Worst--Case to Average--Case Reductions for SIS over integers
This work provides a worst-case to average-case reduction for a non-modular SIS problem, which is significant for the cryptographic community and lattice-based cryptography.
This paper investigates a non-modular Short Integer Solution (SIS) problem over integers, aiming to find a short non-zero vector x such that Ax=0. The authors demonstrate that an algorithm solving random instances of this problem can be used to approximate the Shortest Independent Vector Problem (SIVP) within a factor of O(n^(3/2)) in the worst case for any n-dimensional integer lattice.

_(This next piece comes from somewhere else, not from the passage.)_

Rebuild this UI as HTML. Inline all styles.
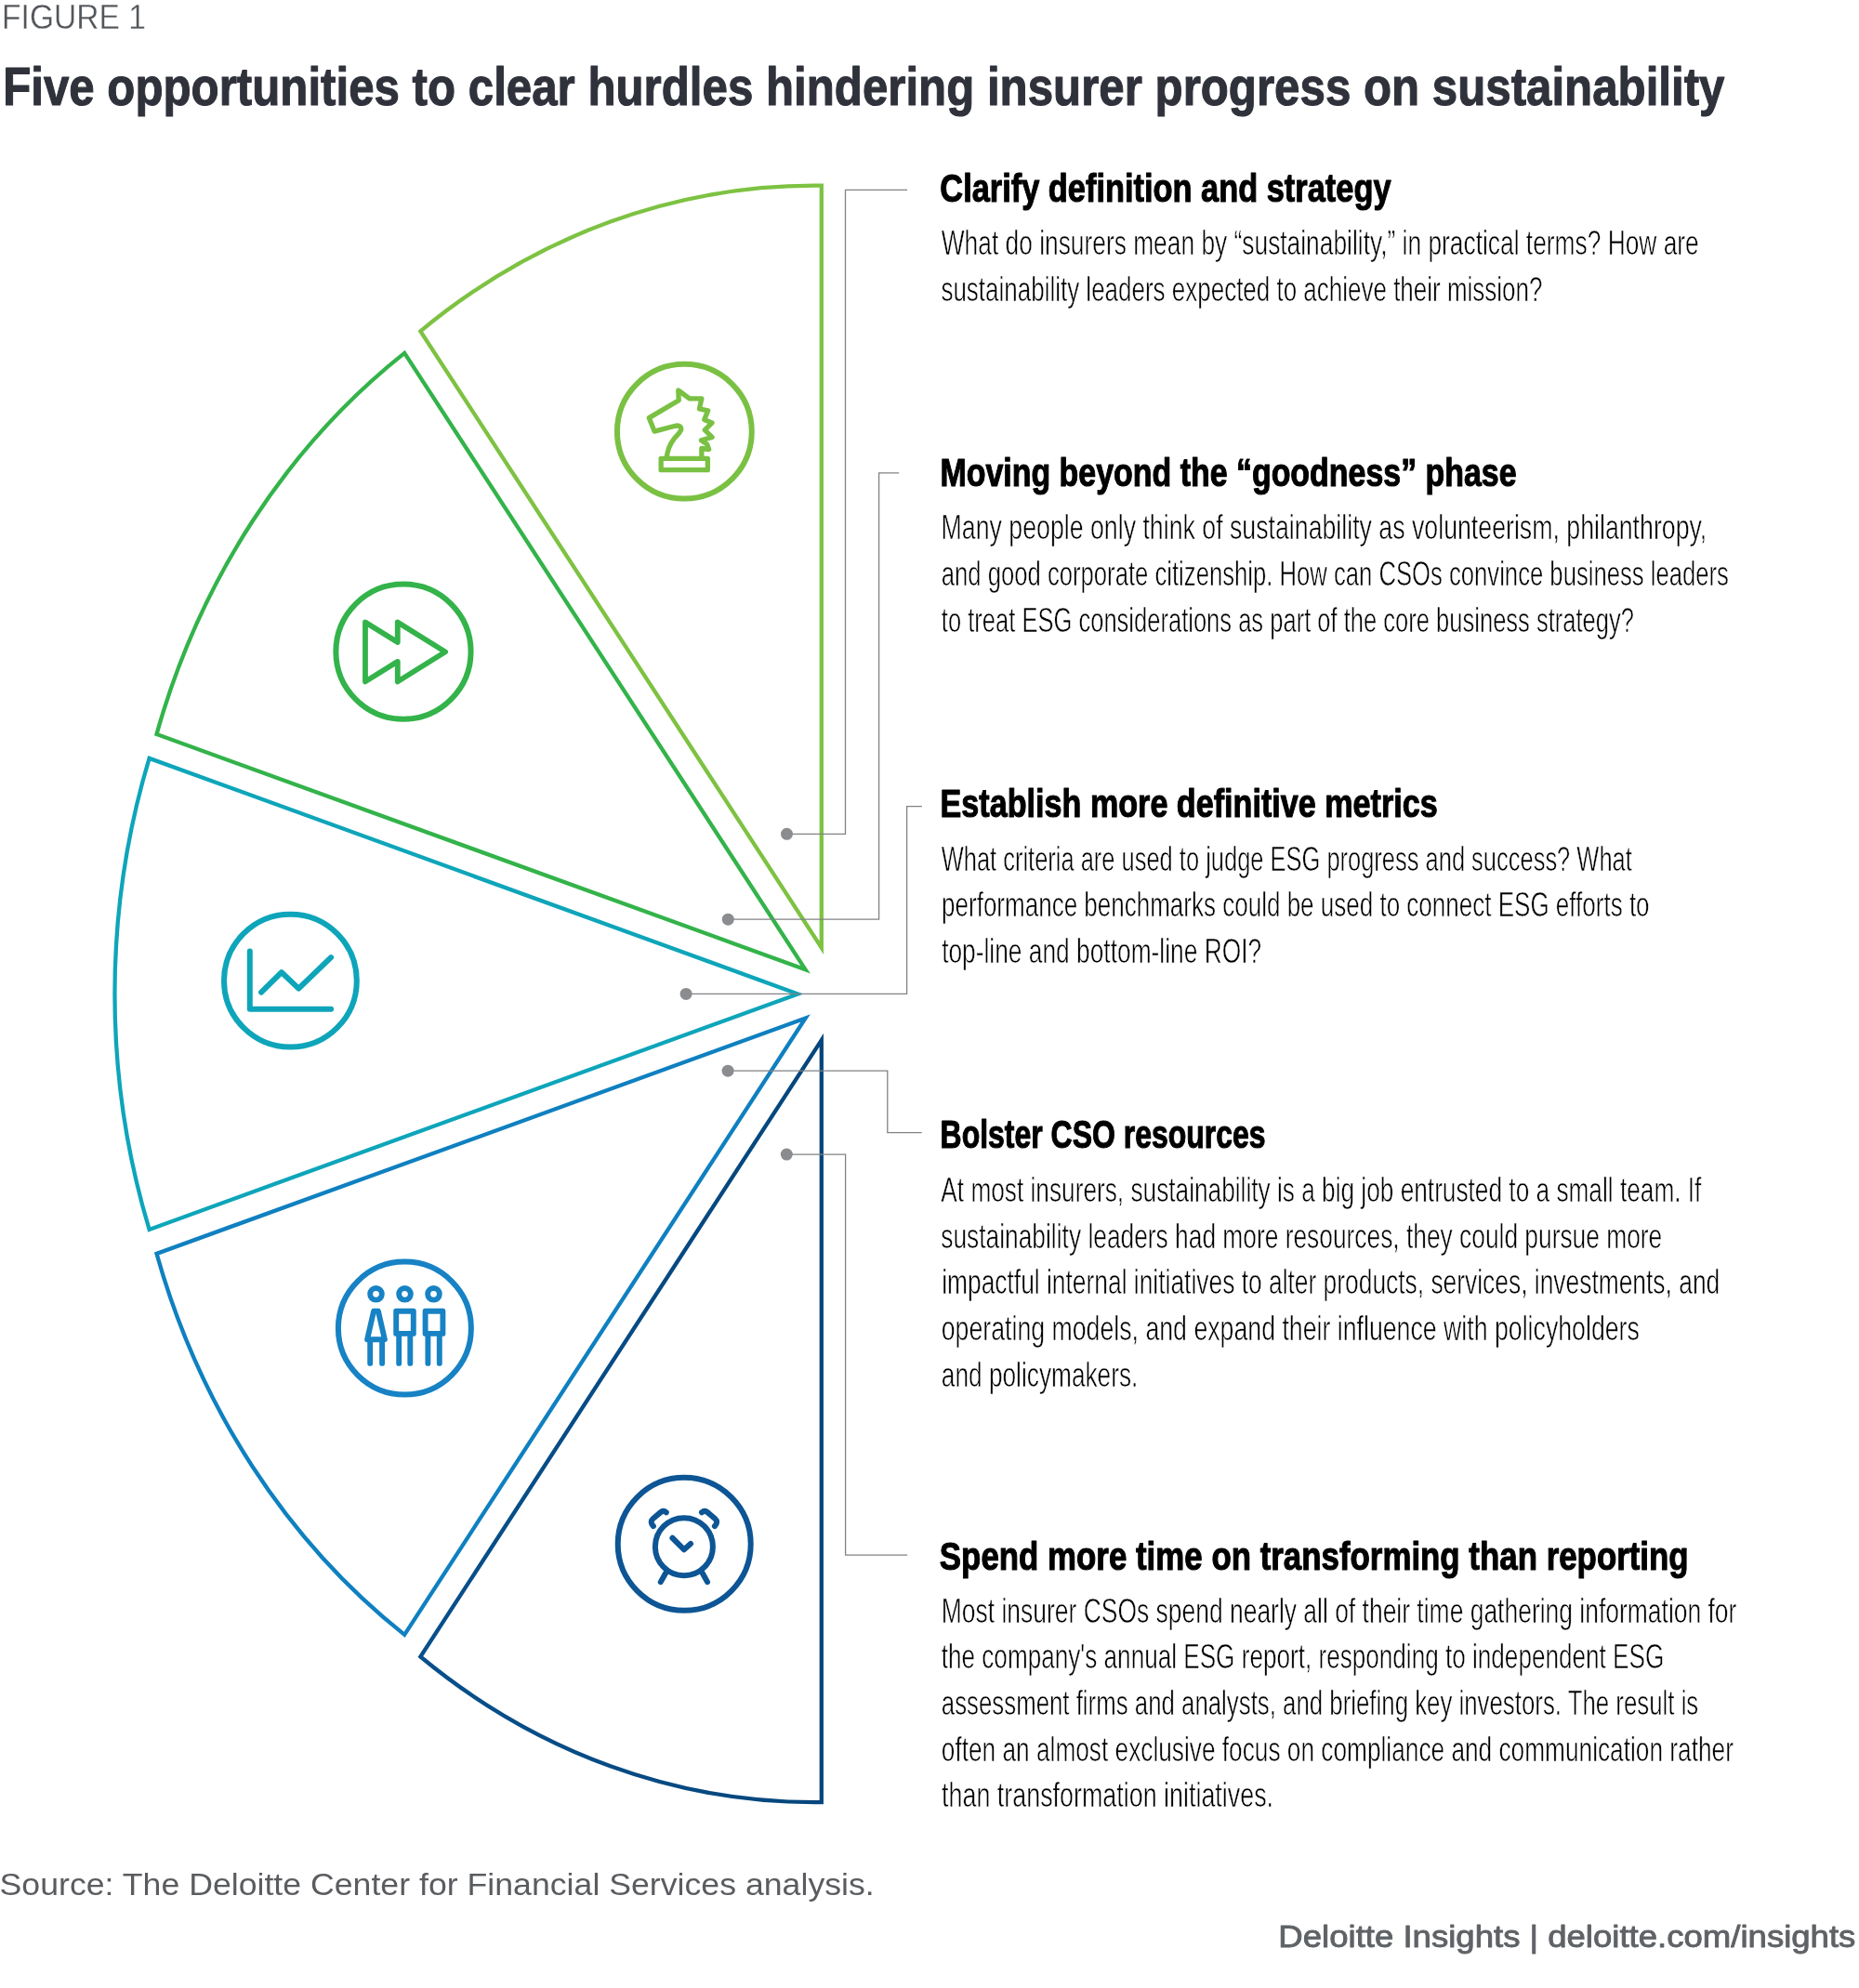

In the present paper we study a non-modular variant of the Short Integer Solution problem over the integers. Given a random matrix $A \in \mathbb{Z}^{n\times m}$ with entries $a_{ij}$ such that $0\le a_{ij}< Q,$ for some $Q>0,$ the goal is to find a nonzero vector ${\bf x}\in\mathbb{Z}^m$ such that $A{\bf x}={\bf 0}$ and $\|{\bf x}\|_\infty \le β,$ for a given bound $β.$ We show that an algorithm that solves random instances of this problem with non-negligible probability yields a polynomial-time algorithm for approximating $\mathrm{SIVP}$ within a factor $\widetilde{O}(n^{3/2})$ (with $\ell_2$ norm) in the worst case for any $n-$dimensional integer lattice.